En el rubro de las investigaciones, es claro que estas –para realizarse— requieren de libertad por parte de los investigadores. La “pasión” por lo virtual que predomina en distintos ambientes hace creer a muchos que las investigaciones científicas, sin importar la problemática o el ámbito de realidad estudiado, pueden ser realizadas siempre y sólo desde lo virtual, es decir, desde una computadora conectada a Internet. En algunos casos sí; en otros, obviamente, no. De todos modos, esta visión de la investigación “desde el escritorio” –sólo que ahora se le añade la conexión a Internet— se estableció desde hace varias décadas en ambientes académicos en los cuales la investigación real, de campo (fuera del escritorio), desfalleció o nunca tuvo presencia. De estas academias, esa visión de la investigación “desde el escritorio” (que en realidad no puede ser tal por el constreñimiento a la inmovilidad que impone el escritorio) pasó a ambientes institucionales-estatales, en los cuales es sumamente difícil que los investigadores (quienes tienen las capacidades profesionales para realizar investigaciones) puedan gozar de la libertad necesaria para investigar.
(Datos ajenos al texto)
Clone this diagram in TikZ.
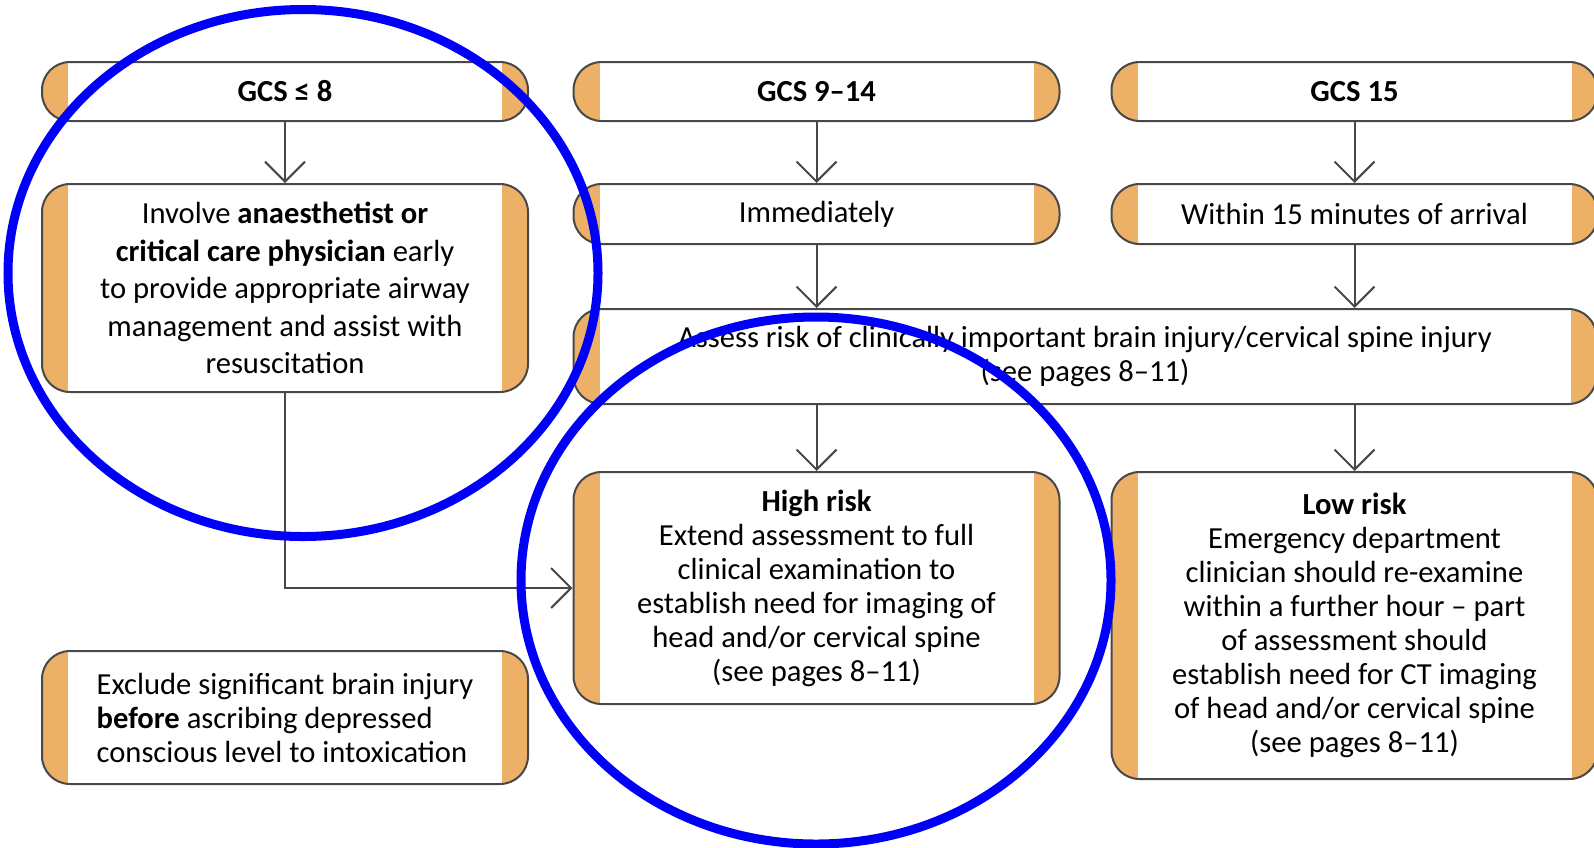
\documentclass[tikz,border=0pt]{standalone}
\usepackage{fontspec}
\setmainfont{Carlito}
\usetikzlibrary{arrows.meta,positioning,calc}
\definecolor{Band}{RGB}{236,176,102}
\definecolor{Frame}{RGB}{72,72,72}
\definecolor{Ring}{RGB}{0,0,250}

\begin{document}
\begin{tikzpicture}[x=0.5pt,y=-0.5pt,line width=1pt,
	every node/.style={font=\fontsize{15.3}{17}\selectfont},
	flowbox/.style 2 args = {rectangle, rounded corners=14pt, draw=Frame, fill=white,
	                         minimum width=#1, minimum height=#2, inner sep=0pt, align=center,
	                         path picture={
	                           \fill[Band,sharp corners] (path picture bounding box.south west)
	                                rectangle ([xshift=13pt]path picture bounding box.north west);
	                           \fill[Band,sharp corners] (path picture bounding box.south east)
	                                rectangle ([xshift=-13pt]path picture bounding box.north east);}},
	head/.style = {font=\fontsize{15.3}{17}\selectfont\bfseries},
	arr/.style = {draw=Frame, -{Straight Barb[length=10pt,width=20pt,line width=1pt]}},
	ring/.style = {draw=Ring, line width=4.5pt}]
	\useasboundingbox (0,0) rectangle (1594,847);

	%% GCS groups
	\node [flowbox={243pt}{29.5pt},head] (gcsA) at (285,91.5) {GCS ≤ 8};
	\node [flowbox={243pt}{29.5pt},head] (gcsB) at (816.5,91.5) {GCS 9–14};
	\node [flowbox={243pt}{29.5pt},head] (gcsC) at (1354.5,91.5) {GCS 15};

	%% When to act
	\node [flowbox={243pt}{104pt},below=30.5pt of gcsA,font=\fontsize{15.3}{18.7}\selectfont] (involve)
	      {Involve \textbf{anaesthetist or}\\\textbf{critical care physician} early\\
	       to provide appropriate airway\\management and assist with\\resuscitation};
	\node [flowbox={243pt}{30pt},below=30.5pt of gcsB] (immed) {Immediately};
	\node [flowbox={243pt}{30pt},below=30.5pt of gcsC] (within) {Within 15 minutes of arrival};

	%% Assessment
	\node [flowbox={511.5pt}{47.5pt},anchor=north west] (assess) at ([yshift=-31.5pt]immed.south west)
	      {Assess risk of clinically important brain injury/cervical spine injury\\(see pages 8–11)};
	\node [flowbox={243pt}{116pt},anchor=north] (high) at ([yshift=-33pt]assess.south -| immed.south)
	      {\textbf{High risk}\\Extend assessment to full\\clinical examination to\\
	       establish need for imaging of\\head and/or cervical spine\\(see pages 8–11)};
	\node [flowbox={243pt}{153.5pt},anchor=north] (low) at ([yshift=-33pt]assess.south -| within.south)
	      {\textbf{Low risk}\\Emergency department\\clinician should re-examine\\
	       within a further hour – part\\of assessment should\\establish need for CT imaging\\
	       of head and/or cervical spine\\(see pages 8–11)};
	\node [flowbox={243pt}{66.5pt},below=128.5pt of involve,align=left] (exclude)
	      {Exclude significant brain injury\\\textbf{before} ascribing depressed\\
	       conscious level to intoxication};

	%% Arrows
	\draw[arr] (gcsA) -- (involve);
	\draw[arr] (gcsB) -- (immed);
	\draw[arr] (gcsC) -- (within);
	\draw[arr] (immed) -- (immed |- assess.north);
	\draw[arr] (within) -- (within |- assess.north);
	\draw[arr] (assess.south -| high) -- (high);
	\draw[arr] (assess.south -| low) -- (low);
	\draw[arr] (involve.south) |- (high.west);

	%% Marked areas
	\draw[ring] (303,273) ellipse [x radius=147.5pt, y radius=131.75pt];
	\draw[ring] (816,580.5) ellipse [x radius=147.5pt, y radius=131.75pt];
\end{tikzpicture}
\end{document}
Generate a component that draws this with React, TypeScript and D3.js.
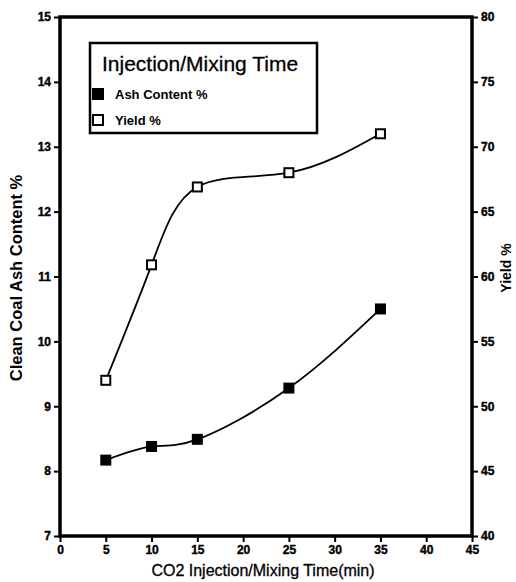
import React, { useEffect, useRef } from "react";
import * as d3 from "d3";

// injection / mixing time (min)
const times = [5, 10, 15, 25, 35];
// clean coal ash content %, left axis
const ashContent = [8.17, 8.38, 8.49, 9.28, 10.5];
// yield %, right axis
const yieldPct = [52.0, 60.9, 66.9, 68.0, 71.0];

const xTicks = [0, 5, 10, 15, 20, 25, 30, 35, 40, 45];
const ashTicks = [7, 8, 9, 10, 11, 12, 13, 14, 15];
const yieldTicks = [40, 45, 50, 55, 60, 65, 70, 75, 80];

const W = 516;
const H = 582;
const FONT = "'Liberation Sans', Arial, sans-serif";

export default function App() {
  const svgRef = useRef<SVGSVGElement>(null);

  useEffect(() => {
    const svg = d3.select(svgRef.current);
    svg.selectAll("*").remove();

    const left = 60, right = 472, top = 17, bottom = 536;

    const x = d3.scaleLinear().domain([0, 45]).range([left, right]);
    const yAsh = d3.scaleLinear().domain([7, 15]).range([bottom, top]);
    const yYield = d3.scaleLinear().domain([40, 80]).range([bottom, top]);

    const styleAxis = (g: any) => {
      g.select(".domain").remove();
      g.selectAll(".tick line").attr("stroke", "#000").attr("stroke-width", 2);
      g.selectAll(".tick text")
        .attr("fill", "#000")
        .attr("font-family", FONT)
        .attr("font-weight", "bold")
        .attr("font-size", 12)
        .attr("stroke", "#000")
        .attr("stroke-width", 0.4);
    };

    svg.append("g")
      .attr("transform", `translate(0,${bottom})`)
      .call(d3.axisBottom(x).tickValues(xTicks).tickSize(6).tickPadding(3).tickFormat(d3.format("d")))
      .call(styleAxis);

    svg.append("g")
      .attr("transform", `translate(${left},0)`)
      .call(d3.axisLeft(yAsh).tickValues(ashTicks).tickSize(6).tickPadding(3).tickFormat(d3.format("d")))
      .call(styleAxis);

    svg.append("g")
      .attr("transform", `translate(${right},0)`)
      .call(d3.axisRight(yYield).tickValues(yieldTicks).tickSize(6).tickPadding(3).tickFormat(d3.format("d")))
      .call(styleAxis);

    // frame
    svg.append("rect")
      .attr("x", left).attr("y", top)
      .attr("width", right - left).attr("height", bottom - top)
      .attr("fill", "none").attr("stroke", "#000").attr("stroke-width", 3.5);

    // curves
    const ashLine = d3.line<number>()
      .x((_, i) => x(times[i]))
      .y((d) => yAsh(d))
      .curve(d3.curveNatural);
    const yieldLine = d3.line<number>()
      .x((_, i) => x(times[i]))
      .y((d) => yYield(d))
      .curve(d3.curveNatural);

    svg.append("path").attr("d", ashLine(ashContent))
      .attr("fill", "none").attr("stroke", "#000").attr("stroke-width", 1.8);
    svg.append("path").attr("d", yieldLine(yieldPct))
      .attr("fill", "none").attr("stroke", "#000").attr("stroke-width", 1.8);

    const s = 11;
    svg.append("g").selectAll("rect")
      .data(ashContent)
      .join("rect")
      .attr("x", (_, i) => x(times[i]) - s / 2)
      .attr("y", (d) => yAsh(d) - s / 2)
      .attr("width", s).attr("height", s)
      .attr("fill", "#000");

    svg.append("g").selectAll("rect")
      .data(yieldPct)
      .join("rect")
      .attr("x", (_, i) => x(times[i]) - s / 2 + 1)
      .attr("y", (d) => yYield(d) - s / 2 + 1)
      .attr("width", s - 2).attr("height", s - 2)
      .attr("fill", "#fff").attr("stroke", "#000").attr("stroke-width", 2);

    // axis titles
    svg.append("text")
      .attr("x", 263).attr("y", 576)
      .attr("text-anchor", "middle")
      .attr("font-family", FONT).attr("font-size", 16)
      .attr("stroke", "#000").attr("stroke-width", 0.3)
      .text("CO2 Injection/Mixing Time(min)");

    svg.append("text")
      .attr("transform", "translate(22,278) rotate(-90)")
      .attr("text-anchor", "middle")
      .attr("font-family", FONT).attr("font-weight", "bold").attr("font-size", 16.5)
      .text("Clean Coal Ash Content %");

    svg.append("text")
      .attr("transform", "translate(511,268) rotate(-90)")
      .attr("text-anchor", "middle")
      .attr("font-family", FONT).attr("font-weight", "bold").attr("font-size", 14)
      .text("Yield %");

    // legend
    const lg = svg.append("g");
    lg.append("rect")
      .attr("x", 90).attr("y", 43).attr("width", 227).attr("height", 90)
      .attr("fill", "#fff").attr("stroke", "#000").attr("stroke-width", 2.5);
    lg.append("text")
      .attr("x", 102).attr("y", 71)
      .attr("font-family", FONT).attr("font-size", 21)
      .attr("stroke", "#000").attr("stroke-width", 0.3)
      .text("Injection/Mixing Time");
    lg.append("rect")
      .attr("x", 92).attr("y", 88).attr("width", 12).attr("height", 12)
      .attr("fill", "#000");
    lg.append("rect")
      .attr("x", 93).attr("y", 115).attr("width", 10).attr("height", 10)
      .attr("fill", "#fff").attr("stroke", "#000").attr("stroke-width", 2);
    lg.append("text")
      .attr("x", 115).attr("y", 99)
      .attr("font-family", FONT).attr("font-weight", "bold").attr("font-size", 13)
      .text("Ash Content %");
    lg.append("text")
      .attr("x", 115).attr("y", 125)
      .attr("font-family", FONT).attr("font-weight", "bold").attr("font-size", 13)
      .text("Yield %");
  }, []);

  return (
    <svg
      ref={svgRef}
      width={W}
      height={H}
      style={{ position: "absolute", left: 0, top: 0, background: "#fff" }}
    />
  );
}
O sea, para enseñar y para investigar se requiere libertad. Es al calor de esta última que las primeras florecen. Libertad, por un lado, de impedimentos exteriores (controles, imposiciones y mandatos externos que no permiten realizar ciertas acciones) y, por otro, libertad de autodecisión, es decir, autonomía y capacidad de elegir a partir de opciones y elecciones propias. Ahogar la libertad significa ahogar no sólo la vida académica, sino también la vida civil y política.
Cuesta aceptarlo en unos tiempos en los cuales se ha instalado la idea de que el control total –del tiempo, las actividades, los sentimientos y la vida de las personas— es la ruta directa hacia una felicidad robotizada que sólo torciendo las cosas puede confundirse con la felicidad –siempre teñida de tragedia— humana.